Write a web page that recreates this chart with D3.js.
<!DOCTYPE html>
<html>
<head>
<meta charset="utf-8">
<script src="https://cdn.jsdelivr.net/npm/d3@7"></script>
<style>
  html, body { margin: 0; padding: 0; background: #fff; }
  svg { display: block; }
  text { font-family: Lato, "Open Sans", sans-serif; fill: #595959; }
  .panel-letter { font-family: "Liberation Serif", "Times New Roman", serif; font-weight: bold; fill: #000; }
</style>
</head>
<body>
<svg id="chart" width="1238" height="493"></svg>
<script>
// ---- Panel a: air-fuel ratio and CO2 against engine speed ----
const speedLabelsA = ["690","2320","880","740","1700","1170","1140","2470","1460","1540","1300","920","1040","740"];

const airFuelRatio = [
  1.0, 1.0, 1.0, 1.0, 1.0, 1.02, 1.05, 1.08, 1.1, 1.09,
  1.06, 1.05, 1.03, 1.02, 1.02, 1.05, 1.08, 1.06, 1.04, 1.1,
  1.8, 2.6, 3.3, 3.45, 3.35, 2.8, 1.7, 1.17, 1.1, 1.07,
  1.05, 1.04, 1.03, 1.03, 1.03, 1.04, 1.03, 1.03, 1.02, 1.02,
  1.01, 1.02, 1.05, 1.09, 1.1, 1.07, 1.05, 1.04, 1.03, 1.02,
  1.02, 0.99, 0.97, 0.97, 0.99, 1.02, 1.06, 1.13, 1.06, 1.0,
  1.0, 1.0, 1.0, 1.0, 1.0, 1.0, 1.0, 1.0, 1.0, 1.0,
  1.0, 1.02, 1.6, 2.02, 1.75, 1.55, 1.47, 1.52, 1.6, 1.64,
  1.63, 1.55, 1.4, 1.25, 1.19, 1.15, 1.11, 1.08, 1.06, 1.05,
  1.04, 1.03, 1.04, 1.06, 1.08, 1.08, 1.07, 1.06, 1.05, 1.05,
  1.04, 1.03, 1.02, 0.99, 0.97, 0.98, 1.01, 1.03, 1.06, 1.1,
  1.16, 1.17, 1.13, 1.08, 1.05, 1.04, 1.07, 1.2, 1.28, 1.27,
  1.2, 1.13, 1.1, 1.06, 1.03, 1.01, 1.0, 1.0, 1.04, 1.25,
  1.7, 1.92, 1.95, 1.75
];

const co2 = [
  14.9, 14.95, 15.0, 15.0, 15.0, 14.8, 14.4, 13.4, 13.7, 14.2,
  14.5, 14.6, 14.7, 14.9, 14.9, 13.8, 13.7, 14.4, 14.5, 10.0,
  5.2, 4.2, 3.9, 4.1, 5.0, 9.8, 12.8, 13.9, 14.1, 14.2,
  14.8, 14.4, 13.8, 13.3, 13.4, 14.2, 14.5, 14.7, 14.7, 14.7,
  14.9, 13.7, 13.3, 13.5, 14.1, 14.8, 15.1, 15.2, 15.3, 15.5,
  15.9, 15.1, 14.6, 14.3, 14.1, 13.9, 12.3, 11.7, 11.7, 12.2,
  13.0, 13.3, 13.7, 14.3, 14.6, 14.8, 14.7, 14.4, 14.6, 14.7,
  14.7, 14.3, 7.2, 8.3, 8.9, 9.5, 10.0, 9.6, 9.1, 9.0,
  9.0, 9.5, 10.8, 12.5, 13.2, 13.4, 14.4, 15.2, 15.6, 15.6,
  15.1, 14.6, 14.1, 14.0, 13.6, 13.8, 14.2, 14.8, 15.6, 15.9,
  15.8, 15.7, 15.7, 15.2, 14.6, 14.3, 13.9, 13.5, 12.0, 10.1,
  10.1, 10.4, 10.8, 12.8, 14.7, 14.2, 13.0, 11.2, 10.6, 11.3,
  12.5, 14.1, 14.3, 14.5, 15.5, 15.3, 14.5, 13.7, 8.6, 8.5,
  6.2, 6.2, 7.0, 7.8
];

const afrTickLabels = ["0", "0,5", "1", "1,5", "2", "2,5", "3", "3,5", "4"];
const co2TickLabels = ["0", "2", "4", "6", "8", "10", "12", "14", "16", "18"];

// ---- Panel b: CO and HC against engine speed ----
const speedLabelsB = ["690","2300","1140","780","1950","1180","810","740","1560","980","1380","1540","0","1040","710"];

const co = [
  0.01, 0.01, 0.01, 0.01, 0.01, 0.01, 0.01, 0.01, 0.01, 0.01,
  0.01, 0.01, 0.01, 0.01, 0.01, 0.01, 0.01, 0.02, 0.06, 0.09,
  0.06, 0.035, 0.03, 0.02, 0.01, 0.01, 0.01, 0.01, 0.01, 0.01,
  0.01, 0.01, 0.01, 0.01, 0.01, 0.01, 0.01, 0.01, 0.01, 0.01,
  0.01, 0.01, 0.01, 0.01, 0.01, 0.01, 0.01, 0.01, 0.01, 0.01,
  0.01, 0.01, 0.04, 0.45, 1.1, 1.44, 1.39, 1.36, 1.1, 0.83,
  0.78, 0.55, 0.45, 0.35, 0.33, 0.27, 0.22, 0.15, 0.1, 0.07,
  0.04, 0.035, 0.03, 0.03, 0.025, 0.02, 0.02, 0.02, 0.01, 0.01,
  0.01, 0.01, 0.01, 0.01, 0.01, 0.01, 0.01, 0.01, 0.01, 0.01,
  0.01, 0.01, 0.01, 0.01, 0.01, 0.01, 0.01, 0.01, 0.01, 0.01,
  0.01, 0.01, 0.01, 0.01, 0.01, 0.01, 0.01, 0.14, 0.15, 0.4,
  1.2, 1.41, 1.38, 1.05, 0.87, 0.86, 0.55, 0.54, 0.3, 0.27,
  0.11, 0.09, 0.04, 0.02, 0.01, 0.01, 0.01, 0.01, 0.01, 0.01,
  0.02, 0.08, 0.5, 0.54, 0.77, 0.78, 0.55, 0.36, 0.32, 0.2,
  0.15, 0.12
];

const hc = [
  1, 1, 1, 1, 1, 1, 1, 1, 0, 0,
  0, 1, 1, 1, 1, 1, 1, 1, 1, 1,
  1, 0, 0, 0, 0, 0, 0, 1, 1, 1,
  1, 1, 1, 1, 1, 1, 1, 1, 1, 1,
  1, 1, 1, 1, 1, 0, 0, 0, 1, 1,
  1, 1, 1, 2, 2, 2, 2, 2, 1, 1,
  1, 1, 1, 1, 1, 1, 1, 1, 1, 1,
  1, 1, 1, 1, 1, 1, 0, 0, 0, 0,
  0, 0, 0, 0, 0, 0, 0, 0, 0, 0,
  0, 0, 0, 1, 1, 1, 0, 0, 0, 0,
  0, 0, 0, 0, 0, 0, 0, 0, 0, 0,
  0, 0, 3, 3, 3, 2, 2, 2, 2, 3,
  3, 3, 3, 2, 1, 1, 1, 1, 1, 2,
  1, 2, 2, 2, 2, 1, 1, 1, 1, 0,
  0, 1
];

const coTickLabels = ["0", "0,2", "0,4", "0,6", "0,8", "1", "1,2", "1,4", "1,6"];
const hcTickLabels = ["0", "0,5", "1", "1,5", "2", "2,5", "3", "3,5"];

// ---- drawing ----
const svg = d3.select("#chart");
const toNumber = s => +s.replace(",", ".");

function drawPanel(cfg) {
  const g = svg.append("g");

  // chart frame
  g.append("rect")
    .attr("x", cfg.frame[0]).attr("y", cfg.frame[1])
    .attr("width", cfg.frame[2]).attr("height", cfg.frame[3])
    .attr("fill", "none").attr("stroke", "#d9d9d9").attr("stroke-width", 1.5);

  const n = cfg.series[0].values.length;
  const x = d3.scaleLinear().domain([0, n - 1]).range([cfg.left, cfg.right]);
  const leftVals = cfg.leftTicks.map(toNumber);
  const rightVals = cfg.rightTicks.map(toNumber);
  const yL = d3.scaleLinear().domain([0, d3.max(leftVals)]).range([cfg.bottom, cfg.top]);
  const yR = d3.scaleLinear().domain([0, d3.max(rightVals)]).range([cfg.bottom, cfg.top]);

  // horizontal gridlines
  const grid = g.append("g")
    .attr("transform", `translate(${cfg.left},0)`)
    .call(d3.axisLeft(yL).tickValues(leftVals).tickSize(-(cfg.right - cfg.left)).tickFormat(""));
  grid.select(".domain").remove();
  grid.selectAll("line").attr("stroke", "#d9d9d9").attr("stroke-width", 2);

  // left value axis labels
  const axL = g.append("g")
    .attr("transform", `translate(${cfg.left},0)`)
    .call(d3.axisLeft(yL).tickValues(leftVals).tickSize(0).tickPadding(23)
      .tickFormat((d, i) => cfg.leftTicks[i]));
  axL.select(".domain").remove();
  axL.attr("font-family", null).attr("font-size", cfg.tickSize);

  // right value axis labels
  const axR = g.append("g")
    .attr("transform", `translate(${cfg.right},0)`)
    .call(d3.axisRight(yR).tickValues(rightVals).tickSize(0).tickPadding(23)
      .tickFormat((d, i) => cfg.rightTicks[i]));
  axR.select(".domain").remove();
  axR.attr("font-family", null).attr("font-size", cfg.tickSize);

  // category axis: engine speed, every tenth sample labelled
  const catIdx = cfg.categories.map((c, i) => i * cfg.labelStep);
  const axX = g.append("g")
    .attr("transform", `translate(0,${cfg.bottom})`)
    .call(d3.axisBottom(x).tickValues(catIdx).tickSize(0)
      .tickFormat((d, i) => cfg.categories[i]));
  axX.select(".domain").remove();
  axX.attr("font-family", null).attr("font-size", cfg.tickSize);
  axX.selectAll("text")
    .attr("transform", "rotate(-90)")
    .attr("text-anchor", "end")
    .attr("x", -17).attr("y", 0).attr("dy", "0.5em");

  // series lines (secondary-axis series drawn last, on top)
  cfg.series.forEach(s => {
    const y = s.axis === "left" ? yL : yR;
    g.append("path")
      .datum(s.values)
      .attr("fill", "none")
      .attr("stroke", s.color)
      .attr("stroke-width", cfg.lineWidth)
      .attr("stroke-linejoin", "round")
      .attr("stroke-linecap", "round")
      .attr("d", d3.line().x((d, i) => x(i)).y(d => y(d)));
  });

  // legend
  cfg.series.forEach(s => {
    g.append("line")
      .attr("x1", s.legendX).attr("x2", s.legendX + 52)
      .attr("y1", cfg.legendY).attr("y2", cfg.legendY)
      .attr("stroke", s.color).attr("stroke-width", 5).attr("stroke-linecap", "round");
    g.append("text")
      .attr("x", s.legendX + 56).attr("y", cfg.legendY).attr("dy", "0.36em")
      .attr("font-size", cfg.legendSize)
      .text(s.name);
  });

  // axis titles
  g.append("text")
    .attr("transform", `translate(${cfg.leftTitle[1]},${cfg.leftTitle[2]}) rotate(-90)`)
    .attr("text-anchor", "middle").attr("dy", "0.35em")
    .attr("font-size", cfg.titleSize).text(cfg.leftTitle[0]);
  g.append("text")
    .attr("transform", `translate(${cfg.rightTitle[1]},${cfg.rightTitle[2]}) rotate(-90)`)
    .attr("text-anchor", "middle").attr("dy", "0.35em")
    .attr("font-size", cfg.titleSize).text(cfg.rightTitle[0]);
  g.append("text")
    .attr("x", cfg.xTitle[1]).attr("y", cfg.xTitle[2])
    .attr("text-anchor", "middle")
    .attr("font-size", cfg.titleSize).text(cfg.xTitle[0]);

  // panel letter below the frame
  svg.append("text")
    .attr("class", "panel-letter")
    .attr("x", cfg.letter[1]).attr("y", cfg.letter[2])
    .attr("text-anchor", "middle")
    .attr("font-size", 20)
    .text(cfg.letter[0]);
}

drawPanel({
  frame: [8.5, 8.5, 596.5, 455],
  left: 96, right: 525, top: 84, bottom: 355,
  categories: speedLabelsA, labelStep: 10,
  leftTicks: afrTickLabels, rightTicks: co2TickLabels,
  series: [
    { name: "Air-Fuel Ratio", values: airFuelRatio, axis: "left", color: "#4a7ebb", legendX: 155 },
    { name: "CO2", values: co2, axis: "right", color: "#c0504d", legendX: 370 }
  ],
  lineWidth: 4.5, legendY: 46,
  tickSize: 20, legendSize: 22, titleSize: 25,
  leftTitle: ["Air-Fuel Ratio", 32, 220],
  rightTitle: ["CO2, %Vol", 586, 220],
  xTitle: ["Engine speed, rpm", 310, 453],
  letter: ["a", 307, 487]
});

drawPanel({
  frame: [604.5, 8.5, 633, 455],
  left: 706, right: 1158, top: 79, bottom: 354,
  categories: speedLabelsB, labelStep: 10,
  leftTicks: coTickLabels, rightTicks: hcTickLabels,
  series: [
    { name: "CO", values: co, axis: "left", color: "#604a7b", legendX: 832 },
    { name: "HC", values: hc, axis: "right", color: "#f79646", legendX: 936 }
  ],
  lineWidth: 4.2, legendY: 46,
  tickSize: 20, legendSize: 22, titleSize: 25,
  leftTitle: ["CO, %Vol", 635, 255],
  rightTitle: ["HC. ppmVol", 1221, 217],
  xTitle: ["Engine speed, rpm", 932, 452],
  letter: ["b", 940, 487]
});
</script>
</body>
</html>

Set exercise
Look above for every line with the word "chart" and copy it.

Completed task
Write a web page that recreates this chart with D3.js.
<svg id="chart" width="1238" height="493"></svg>
const svg = d3.select("#chart");
  // chart frame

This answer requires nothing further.